Донские перекаты - страница 20
С. Переслегин, например, «демократизатор» исторического знания, дающий простор альтернативной мифологии, которая проникает даже в документалистику, характеризуя «точность» исторических мифов, ссылается на реляции Наполеона об Аустерлицкой битве, в которых он писал о «тысячах русских, утонувших в Праценских озёрах: «У императора было живое, романтическое воображение, да и пропаганду он рассматривал в качестве отдельного рода войск. Его совершенно не интересовало, как могут люди тысячами тонуть в водоёме глубиной около метра»[6]. Другой смехотворный пример из альтернативной мифологии, который приводит С. Переслегин, это данные о численности корпуса Батыя на территории Руси – до миллиона человек. «То есть предполагается, – заявляет автор, – что миллионная конная лавина может совершать зимние походы в условиях лесостепи? Интересно, авторы этой легенды предполагали, что лошади найдут себе пропитание – или они думали, что в Орде научились организовывать снабжение крупных подвижных войсковых группировок?»
Хуже всего, по мнению С. Переслегина, обстоит дело со Второй мировой войной, в особенности с цифровыми данными, поскольку «каждая сторона оценивала численность своих войск по реальному положению дел, а численность противника – по штатному составу. Во всех донесениях всех сторон существовала тенденция выдавать предполагаемые общие потери противника за потери убитыми или даже пленными, а уничтоженная техника противника определялась «методом научного тыка», но документировалась при этом скрупулёзно. Иногда дело доходило до анекдотов – когда, например, по документам самоходок «Фердинанд» одними только советскими войсками было уничтожено на порядок больше, чем их произвела вся промышленность Германии».
Чтобы избежать таких псевдонаучных данных, не соотносимых с реальностью, считает исследователь Второй мировой войны, необходимо знать не только документы о ней, но и экономическую географию. «Желательно также иметь представление об общей истории – о теориях цивилизации, о моделях исторического развития, об историческом контексте, в который вписана данная война. При этом нужно соблюдать баланс между дедуктивным и индуктивным методом. Ни в коем случае нельзя идти от общего к частному в заранее избранном направлении, игнорируя «неудобные» документы. Но точно так же недопустимо двигаться от частного к общему, абсолютизируя документ и игнорируя контекст. Нахождение такого баланса представляет собой главную проблему, возникающую при изучении военной истории»[7].

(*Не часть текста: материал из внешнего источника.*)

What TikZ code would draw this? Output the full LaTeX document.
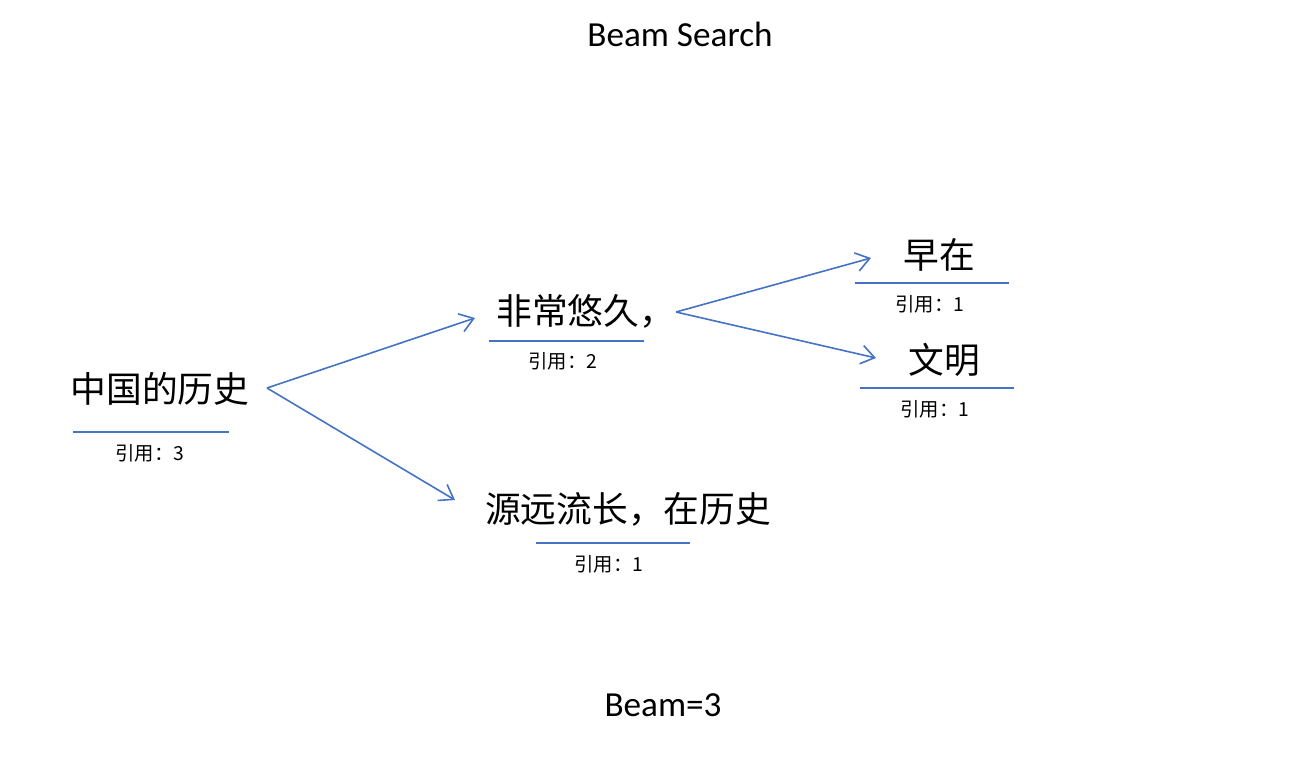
\documentclass[tikz,border=0pt]{standalone}
\usepackage{fontspec}
\setmainfont{Carlito}
\newfontfamily\cjk{Noto Sans CJK SC}
\usetikzlibrary{arrows.meta}
\definecolor{lineblue}{HTML}{4472C4}
\tikzset{
  big/.style={inner sep=0pt, font=\cjk\fontsize{26.8}{30}\selectfont},
  lat/.style={inner sep=0pt, font=\fontsize{26.4}{30}\selectfont},
  cite/.style={inner sep=0pt, font=\cjk\fontsize{14.5}{16}\selectfont},
  uline/.style={draw=lineblue, line width=1.5pt},
  arr/.style={draw=lineblue, line width=1.2pt, -{Straight Barb[length=10pt,width=14pt,line width=1.2pt]}}
}
\begin{document}
\begin{tikzpicture}[x=0.75pt,y=-0.75pt]
\useasboundingbox (0,0) rectangle (1298,775);
% texts
\node[lat] (title) at (680,34) {Beam Search};
\node[lat] (beam) at (663,705) {Beam=3};
\node[big] (a) at (160,389) {中国的历史};
\node[cite] (ac) at (150,453) {引用：3};
\node[big, anchor=west] (b) at (496,311) {非常悠久，};
\node[cite] (bc) at (563,361) {引用：2};
\node[big] (c) at (628,509) {源远流长，在历史};
\node[cite] (cc) at (609,564) {引用：1};
\node[big] (d) at (939,255) {早在};
\node[cite] (dc) at (930,304) {引用：1};
\node[big] (e) at (944,360) {文明};
\node[cite] (ec) at (935,409) {引用：1};
% underlines
\coordinate (au1) at (73,432);  \coordinate (au2) at (229,432);
\coordinate (bu1) at (489,341); \coordinate (bu2) at (644,341);
\coordinate (cu1) at (536,543); \coordinate (cu2) at (690,543);
\coordinate (du1) at (855,283); \coordinate (du2) at (1009,283);
\coordinate (eu1) at (860,388); \coordinate (eu2) at (1014,388);
\foreach \u in {a,b,c,d,e} \draw[uline] (\u u1) -- (\u u2);
% connectors
\coordinate (aout) at (267,388);
\coordinate (bin) at (475,318);
\coordinate (cin) at (455,500);
\coordinate (bout) at (676,312);
\coordinate (din) at (871,258);
\coordinate (ein) at (876,358);
\draw[arr] (aout) -- (bin);
\draw[arr] (aout) -- (cin);
\draw[arr] (bout) -- (din);
\draw[arr] (bout) -- (ein);
\end{tikzpicture}
\end{document}
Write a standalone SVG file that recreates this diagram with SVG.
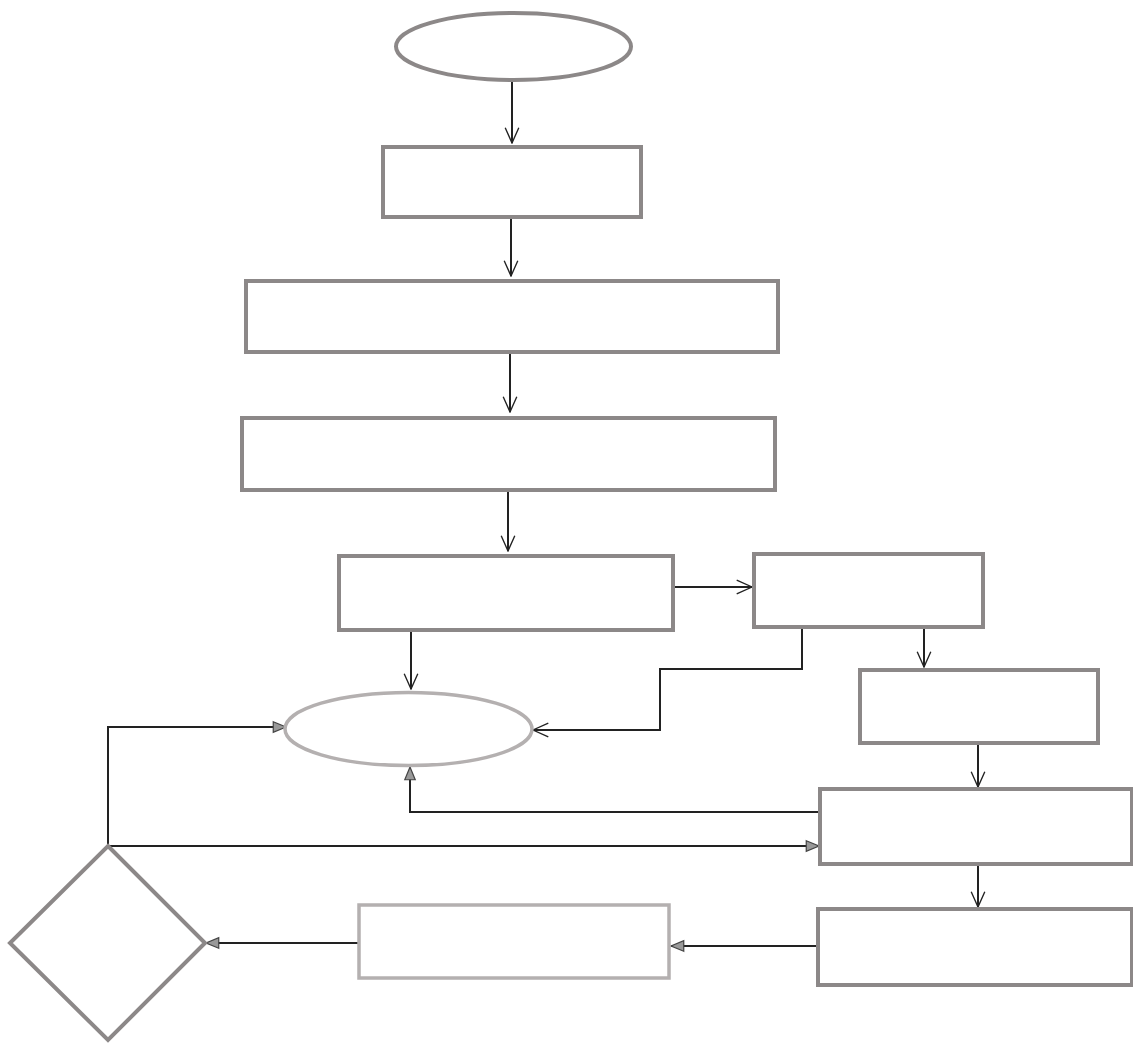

Именно игнорирование общепринятой методологии исторических исследований различного рода «альтернативщиками» и приводит к разным точкам зрения на Большую войну, вплоть до понимания стратегии и тактики ведения современных и ушедших в прошлое войн. Тем более что подобные явления планетарного масштаба по-разному интерпретируются с точек зрения здравомыслия и здравочувствия, без которых они просто-напросто не могут быть правильно поняты и истолкованы, поскольку представления о гуманности в разных человеческих сообществах не всегда совпадают.
Одна из советских и неординарных поэтесс и писательниц Лариса Васильева, не чуждая меткословию, разграничивая историю и науку, занимающуюся её изучением, удачно назвала, на мой взгляд, последнюю «истористикой». «Историю, – отметила она, – всегда переписывают. Вокруг истории груды смыслов, вымыслов, домыслов, в угоду той или иной конъюнктуре. Вокруг и внутри истории всегда живёт истористика – спорные и бесспорные соединения жанров, рассказывающих о прошлом. Свои книги не считаю научными. Остерегаюсь слова «наука». Если история наука, то почему она никогда никого ничему не учит? Однако как в таком случае строить школьные учебники? Об этом нужно всерьёз думать, используя не только вертикальные умы мужчин, но и круговые, материнские чувства женщин».